» **SUPPLIED DATA**:
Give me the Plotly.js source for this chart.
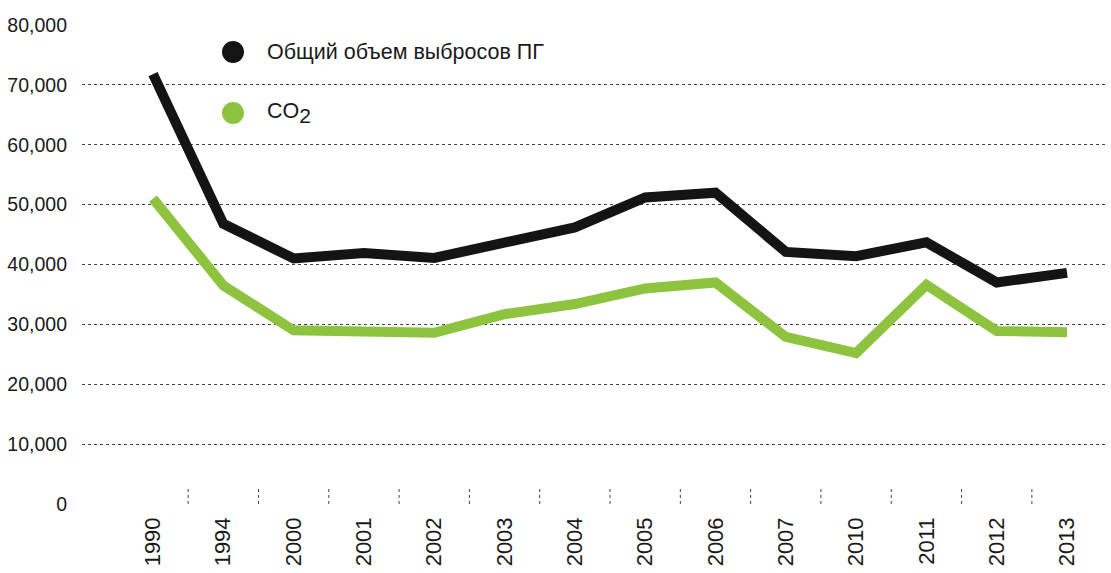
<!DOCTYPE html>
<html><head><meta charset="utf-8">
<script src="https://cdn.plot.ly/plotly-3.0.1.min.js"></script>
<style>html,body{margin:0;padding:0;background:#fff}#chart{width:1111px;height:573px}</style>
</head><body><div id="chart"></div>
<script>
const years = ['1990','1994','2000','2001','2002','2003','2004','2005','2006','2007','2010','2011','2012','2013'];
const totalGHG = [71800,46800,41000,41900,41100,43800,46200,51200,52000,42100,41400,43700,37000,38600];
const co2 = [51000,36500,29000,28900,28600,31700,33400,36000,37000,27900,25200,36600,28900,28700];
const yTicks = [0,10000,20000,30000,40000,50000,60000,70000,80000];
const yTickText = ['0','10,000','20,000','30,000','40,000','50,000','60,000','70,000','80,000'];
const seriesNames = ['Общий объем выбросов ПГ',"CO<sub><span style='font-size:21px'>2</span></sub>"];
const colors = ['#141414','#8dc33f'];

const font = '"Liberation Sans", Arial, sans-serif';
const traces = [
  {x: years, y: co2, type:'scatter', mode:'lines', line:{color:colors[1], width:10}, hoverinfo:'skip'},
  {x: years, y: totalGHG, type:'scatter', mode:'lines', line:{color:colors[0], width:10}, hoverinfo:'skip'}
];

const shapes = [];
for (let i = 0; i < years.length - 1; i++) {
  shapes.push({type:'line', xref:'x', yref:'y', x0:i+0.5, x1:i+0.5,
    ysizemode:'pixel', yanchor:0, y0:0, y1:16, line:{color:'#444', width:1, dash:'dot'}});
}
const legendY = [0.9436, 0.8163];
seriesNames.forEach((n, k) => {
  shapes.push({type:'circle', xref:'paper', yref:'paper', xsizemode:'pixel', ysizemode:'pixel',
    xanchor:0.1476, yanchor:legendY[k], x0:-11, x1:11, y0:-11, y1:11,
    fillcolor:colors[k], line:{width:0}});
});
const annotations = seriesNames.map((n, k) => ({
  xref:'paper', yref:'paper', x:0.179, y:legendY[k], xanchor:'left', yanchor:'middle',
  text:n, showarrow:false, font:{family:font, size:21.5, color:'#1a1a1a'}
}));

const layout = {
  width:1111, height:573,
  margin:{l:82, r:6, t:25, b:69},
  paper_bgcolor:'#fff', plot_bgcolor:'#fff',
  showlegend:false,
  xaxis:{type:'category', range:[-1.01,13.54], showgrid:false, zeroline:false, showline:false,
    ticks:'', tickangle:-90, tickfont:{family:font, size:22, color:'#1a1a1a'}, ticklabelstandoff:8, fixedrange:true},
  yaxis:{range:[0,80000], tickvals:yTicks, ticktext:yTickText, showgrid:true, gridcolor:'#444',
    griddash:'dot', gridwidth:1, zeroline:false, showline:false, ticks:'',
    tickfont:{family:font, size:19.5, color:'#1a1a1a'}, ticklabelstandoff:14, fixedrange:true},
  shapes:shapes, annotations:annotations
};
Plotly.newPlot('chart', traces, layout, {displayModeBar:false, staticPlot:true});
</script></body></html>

» **INSTRUCTIONS FOR THE TASK**:
Write the lines above out again exactly, without any of their pictures.

» **THE OUTPUT**:
Give me the Plotly.js source for this chart.
<!DOCTYPE html>
<html><head><meta charset="utf-8">
<script src="https://cdn.plot.ly/plotly-3.0.1.min.js"></script>
<style>html,body{margin:0;padding:0;background:#fff}#chart{width:1111px;height:573px}</style>
</head><body><div id="chart"></div>
<script>
const years = ['1990','1994','2000','2001','2002','2003','2004','2005','2006','2007','2010','2011','2012','2013'];
const totalGHG = [71800,46800,41000,41900,41100,43800,46200,51200,52000,42100,41400,43700,37000,38600];
const co2 = [51000,36500,29000,28900,28600,31700,33400,36000,37000,27900,25200,36600,28900,28700];
const yTicks = [0,10000,20000,30000,40000,50000,60000,70000,80000];
const yTickText = ['0','10,000','20,000','30,000','40,000','50,000','60,000','70,000','80,000'];
const seriesNames = ['Общий объем выбросов ПГ',"CO<sub><span style='font-size:21px'>2</span></sub>"];
const colors = ['#141414','#8dc33f'];

const font = '"Liberation Sans", Arial, sans-serif';
const traces = [
  {x: years, y: co2, type:'scatter', mode:'lines', line:{color:colors[1], width:10}, hoverinfo:'skip'},
  {x: years, y: totalGHG, type:'scatter', mode:'lines', line:{color:colors[0], width:10}, hoverinfo:'skip'}
];

const shapes = [];
for (let i = 0; i < years.length - 1; i++) {
  shapes.push({type:'line', xref:'x', yref:'y', x0:i+0.5, x1:i+0.5,
    ysizemode:'pixel', yanchor:0, y0:0, y1:16, line:{color:'#444', width:1, dash:'dot'}});
}
const legendY = [0.9436, 0.8163];
seriesNames.forEach((n, k) => {
  shapes.push({type:'circle', xref:'paper', yref:'paper', xsizemode:'pixel', ysizemode:'pixel',
    xanchor:0.1476, yanchor:legendY[k], x0:-11, x1:11, y0:-11, y1:11,
    fillcolor:colors[k], line:{width:0}});
});
const annotations = seriesNames.map((n, k) => ({
  xref:'paper', yref:'paper', x:0.179, y:legendY[k], xanchor:'left', yanchor:'middle',
  text:n, showarrow:false, font:{family:font, size:21.5, color:'#1a1a1a'}
}));

const layout = {
  width:1111, height:573,
  margin:{l:82, r:6, t:25, b:69},
  paper_bgcolor:'#fff', plot_bgcolor:'#fff',
  showlegend:false,
  xaxis:{type:'category', range:[-1.01,13.54], showgrid:false, zeroline:false, showline:false,
    ticks:'', tickangle:-90, tickfont:{family:font, size:22, color:'#1a1a1a'}, ticklabelstandoff:8, fixedrange:true},
  yaxis:{range:[0,80000], tickvals:yTicks, ticktext:yTickText, showgrid:true, gridcolor:'#444',
    griddash:'dot', gridwidth:1, zeroline:false, showline:false, ticks:'',
    tickfont:{family:font, size:19.5, color:'#1a1a1a'}, ticklabelstandoff:14, fixedrange:true},
  shapes:shapes, annotations:annotations
};
Plotly.newPlot('chart', traces, layout, {displayModeBar:false, staticPlot:true});
</script></body></html>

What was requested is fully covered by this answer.